/---
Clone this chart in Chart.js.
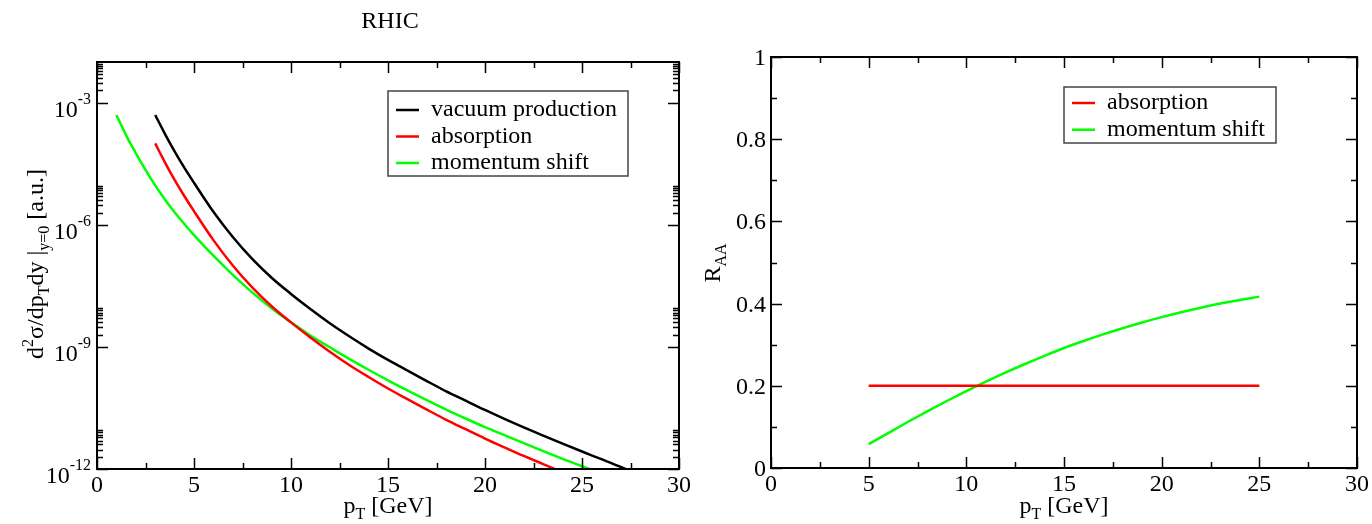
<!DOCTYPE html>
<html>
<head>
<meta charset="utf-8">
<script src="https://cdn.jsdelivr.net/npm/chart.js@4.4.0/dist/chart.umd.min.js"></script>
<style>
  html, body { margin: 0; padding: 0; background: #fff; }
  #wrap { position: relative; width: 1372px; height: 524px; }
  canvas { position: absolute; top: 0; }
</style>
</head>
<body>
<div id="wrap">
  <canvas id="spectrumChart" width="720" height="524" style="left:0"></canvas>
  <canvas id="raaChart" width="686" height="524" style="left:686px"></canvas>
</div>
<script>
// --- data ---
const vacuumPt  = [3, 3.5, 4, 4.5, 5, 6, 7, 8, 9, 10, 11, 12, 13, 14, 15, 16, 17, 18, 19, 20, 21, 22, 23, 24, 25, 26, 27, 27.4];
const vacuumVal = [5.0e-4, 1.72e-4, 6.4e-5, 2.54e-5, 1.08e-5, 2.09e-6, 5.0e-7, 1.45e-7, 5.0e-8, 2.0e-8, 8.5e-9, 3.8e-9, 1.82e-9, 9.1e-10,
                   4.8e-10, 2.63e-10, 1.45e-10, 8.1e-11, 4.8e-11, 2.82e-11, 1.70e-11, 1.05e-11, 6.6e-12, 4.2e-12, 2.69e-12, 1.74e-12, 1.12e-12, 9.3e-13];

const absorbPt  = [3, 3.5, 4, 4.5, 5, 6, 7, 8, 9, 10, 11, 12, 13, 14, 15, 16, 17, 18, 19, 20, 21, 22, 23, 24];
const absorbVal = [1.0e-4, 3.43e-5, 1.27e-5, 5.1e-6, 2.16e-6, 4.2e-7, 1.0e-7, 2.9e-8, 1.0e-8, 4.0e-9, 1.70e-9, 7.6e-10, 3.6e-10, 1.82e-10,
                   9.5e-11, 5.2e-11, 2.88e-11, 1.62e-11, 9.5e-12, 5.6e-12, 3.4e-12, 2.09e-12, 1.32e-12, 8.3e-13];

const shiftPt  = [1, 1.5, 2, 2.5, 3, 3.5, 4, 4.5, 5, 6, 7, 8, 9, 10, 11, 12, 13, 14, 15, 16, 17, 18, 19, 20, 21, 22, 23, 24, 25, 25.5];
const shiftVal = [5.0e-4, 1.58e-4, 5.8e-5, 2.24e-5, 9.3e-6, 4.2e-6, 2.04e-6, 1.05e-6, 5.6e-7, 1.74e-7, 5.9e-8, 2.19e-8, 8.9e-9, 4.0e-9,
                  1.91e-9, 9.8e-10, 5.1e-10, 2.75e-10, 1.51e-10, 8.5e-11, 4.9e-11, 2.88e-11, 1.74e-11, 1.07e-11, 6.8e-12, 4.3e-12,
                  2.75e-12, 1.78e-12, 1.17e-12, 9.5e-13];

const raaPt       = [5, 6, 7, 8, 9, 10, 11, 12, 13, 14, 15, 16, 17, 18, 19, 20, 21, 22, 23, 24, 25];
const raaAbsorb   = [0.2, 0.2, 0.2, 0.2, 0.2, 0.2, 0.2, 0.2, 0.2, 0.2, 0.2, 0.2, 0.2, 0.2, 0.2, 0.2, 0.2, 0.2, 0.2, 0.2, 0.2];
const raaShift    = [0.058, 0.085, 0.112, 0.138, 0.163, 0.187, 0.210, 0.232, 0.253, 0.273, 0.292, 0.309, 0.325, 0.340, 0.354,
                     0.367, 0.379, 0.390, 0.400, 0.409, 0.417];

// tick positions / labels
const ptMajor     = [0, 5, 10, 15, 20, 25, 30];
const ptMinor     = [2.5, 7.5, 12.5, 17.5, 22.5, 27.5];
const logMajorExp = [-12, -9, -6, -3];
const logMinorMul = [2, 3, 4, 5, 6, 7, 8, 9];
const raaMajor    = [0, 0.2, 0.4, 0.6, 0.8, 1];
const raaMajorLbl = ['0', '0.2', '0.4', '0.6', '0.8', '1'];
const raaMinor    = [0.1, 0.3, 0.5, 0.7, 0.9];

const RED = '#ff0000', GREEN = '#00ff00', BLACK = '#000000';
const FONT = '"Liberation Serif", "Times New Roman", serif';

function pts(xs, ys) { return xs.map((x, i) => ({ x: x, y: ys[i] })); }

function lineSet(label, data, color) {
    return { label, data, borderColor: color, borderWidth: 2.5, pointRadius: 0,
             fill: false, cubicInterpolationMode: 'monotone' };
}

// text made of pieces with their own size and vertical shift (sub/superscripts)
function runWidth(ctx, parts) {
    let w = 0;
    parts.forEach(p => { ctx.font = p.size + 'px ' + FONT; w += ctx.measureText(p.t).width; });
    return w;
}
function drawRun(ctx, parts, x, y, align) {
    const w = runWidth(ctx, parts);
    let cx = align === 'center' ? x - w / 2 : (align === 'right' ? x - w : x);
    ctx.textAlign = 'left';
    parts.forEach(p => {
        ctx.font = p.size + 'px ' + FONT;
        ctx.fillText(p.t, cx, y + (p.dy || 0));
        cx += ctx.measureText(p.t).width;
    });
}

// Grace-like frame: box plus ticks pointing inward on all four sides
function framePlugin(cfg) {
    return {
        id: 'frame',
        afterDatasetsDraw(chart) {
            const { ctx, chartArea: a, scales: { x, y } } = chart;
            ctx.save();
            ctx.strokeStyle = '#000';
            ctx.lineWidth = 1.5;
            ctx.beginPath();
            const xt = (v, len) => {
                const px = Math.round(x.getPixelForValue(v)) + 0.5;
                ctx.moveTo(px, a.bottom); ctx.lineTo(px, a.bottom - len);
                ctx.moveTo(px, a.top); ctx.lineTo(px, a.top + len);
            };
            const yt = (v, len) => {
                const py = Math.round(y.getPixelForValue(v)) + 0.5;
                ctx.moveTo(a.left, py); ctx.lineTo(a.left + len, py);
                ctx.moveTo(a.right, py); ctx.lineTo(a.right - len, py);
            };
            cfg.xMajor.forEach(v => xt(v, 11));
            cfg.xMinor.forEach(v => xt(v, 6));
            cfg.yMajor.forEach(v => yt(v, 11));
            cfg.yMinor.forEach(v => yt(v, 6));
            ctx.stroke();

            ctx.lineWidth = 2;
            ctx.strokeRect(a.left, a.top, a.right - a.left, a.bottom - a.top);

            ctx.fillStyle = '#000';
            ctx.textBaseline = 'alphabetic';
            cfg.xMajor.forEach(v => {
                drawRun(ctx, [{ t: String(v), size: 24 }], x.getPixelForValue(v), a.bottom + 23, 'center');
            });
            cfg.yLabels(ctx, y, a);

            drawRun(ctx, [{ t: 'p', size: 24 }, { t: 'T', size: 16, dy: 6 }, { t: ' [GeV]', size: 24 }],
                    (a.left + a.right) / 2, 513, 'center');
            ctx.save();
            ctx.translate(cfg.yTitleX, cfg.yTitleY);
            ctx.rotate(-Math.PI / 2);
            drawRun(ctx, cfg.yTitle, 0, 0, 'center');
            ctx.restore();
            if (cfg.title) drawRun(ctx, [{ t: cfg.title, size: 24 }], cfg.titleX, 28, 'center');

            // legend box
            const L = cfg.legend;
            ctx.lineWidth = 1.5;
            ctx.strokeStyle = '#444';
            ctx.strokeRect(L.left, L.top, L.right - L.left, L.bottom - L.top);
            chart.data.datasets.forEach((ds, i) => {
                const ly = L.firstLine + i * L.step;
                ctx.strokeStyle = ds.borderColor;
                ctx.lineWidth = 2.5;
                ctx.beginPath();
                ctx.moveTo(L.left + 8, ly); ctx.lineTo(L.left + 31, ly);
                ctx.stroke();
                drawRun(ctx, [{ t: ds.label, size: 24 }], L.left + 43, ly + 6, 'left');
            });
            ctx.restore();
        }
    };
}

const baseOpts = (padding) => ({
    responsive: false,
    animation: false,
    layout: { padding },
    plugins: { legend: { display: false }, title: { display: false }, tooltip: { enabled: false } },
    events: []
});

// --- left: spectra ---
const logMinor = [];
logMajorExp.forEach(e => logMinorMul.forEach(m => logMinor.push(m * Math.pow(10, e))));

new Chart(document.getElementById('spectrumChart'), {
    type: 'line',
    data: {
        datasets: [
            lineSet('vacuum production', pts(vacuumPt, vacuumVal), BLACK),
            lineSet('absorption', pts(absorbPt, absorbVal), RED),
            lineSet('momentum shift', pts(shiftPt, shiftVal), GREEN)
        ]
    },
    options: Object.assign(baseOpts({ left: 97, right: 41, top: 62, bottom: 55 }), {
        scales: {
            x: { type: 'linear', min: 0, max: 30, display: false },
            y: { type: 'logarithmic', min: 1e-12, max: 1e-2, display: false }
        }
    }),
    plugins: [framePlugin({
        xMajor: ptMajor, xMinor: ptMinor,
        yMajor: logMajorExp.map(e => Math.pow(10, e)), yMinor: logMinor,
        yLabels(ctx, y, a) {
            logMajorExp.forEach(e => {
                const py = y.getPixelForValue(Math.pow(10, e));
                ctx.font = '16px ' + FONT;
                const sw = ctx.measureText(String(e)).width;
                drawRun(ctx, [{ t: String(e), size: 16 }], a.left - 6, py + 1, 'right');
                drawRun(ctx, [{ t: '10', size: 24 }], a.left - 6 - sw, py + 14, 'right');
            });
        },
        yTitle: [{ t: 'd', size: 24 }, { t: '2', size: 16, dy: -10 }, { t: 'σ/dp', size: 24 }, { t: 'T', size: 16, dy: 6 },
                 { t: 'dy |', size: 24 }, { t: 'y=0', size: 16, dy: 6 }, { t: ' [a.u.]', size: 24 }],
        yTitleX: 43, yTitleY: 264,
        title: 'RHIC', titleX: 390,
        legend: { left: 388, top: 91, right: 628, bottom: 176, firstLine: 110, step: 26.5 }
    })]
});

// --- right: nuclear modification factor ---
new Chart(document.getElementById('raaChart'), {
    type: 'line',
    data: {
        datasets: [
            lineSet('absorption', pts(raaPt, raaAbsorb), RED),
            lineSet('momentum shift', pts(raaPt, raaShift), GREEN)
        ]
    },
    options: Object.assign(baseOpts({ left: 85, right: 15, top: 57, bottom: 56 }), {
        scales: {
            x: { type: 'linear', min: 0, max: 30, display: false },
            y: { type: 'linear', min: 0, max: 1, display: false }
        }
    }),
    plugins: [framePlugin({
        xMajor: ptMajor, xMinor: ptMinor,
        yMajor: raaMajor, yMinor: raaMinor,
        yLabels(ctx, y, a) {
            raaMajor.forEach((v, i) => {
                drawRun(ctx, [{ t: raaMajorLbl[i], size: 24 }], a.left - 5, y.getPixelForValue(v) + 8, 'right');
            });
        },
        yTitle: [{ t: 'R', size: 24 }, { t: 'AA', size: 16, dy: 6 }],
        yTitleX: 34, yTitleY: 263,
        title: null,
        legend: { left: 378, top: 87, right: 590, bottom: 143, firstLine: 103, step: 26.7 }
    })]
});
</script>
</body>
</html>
\---
WHAT YOU HAVE TO DO >> From the opening line of the listing above through the line bearing "1.74e-12, 1.12e-12, 9.3e-13];", repeat each line exactly. Drop every picture.

REPLY >>
Clone this chart in Chart.js.
<!DOCTYPE html>
<html>
<head>
<meta charset="utf-8">
<script src="https://cdn.jsdelivr.net/npm/chart.js@4.4.0/dist/chart.umd.min.js"></script>
<style>
  html, body { margin: 0; padding: 0; background: #fff; }
  #wrap { position: relative; width: 1372px; height: 524px; }
  canvas { position: absolute; top: 0; }
</style>
</head>
<body>
<div id="wrap">
  <canvas id="spectrumChart" width="720" height="524" style="left:0"></canvas>
  <canvas id="raaChart" width="686" height="524" style="left:686px"></canvas>
</div>
<script>
// --- data ---
const vacuumPt  = [3, 3.5, 4, 4.5, 5, 6, 7, 8, 9, 10, 11, 12, 13, 14, 15, 16, 17, 18, 19, 20, 21, 22, 23, 24, 25, 26, 27, 27.4];
const vacuumVal = [5.0e-4, 1.72e-4, 6.4e-5, 2.54e-5, 1.08e-5, 2.09e-6, 5.0e-7, 1.45e-7, 5.0e-8, 2.0e-8, 8.5e-9, 3.8e-9, 1.82e-9, 9.1e-10,
                   4.8e-10, 2.63e-10, 1.45e-10, 8.1e-11, 4.8e-11, 2.82e-11, 1.70e-11, 1.05e-11, 6.6e-12, 4.2e-12, 2.69e-12, 1.74e-12, 1.12e-12, 9.3e-13];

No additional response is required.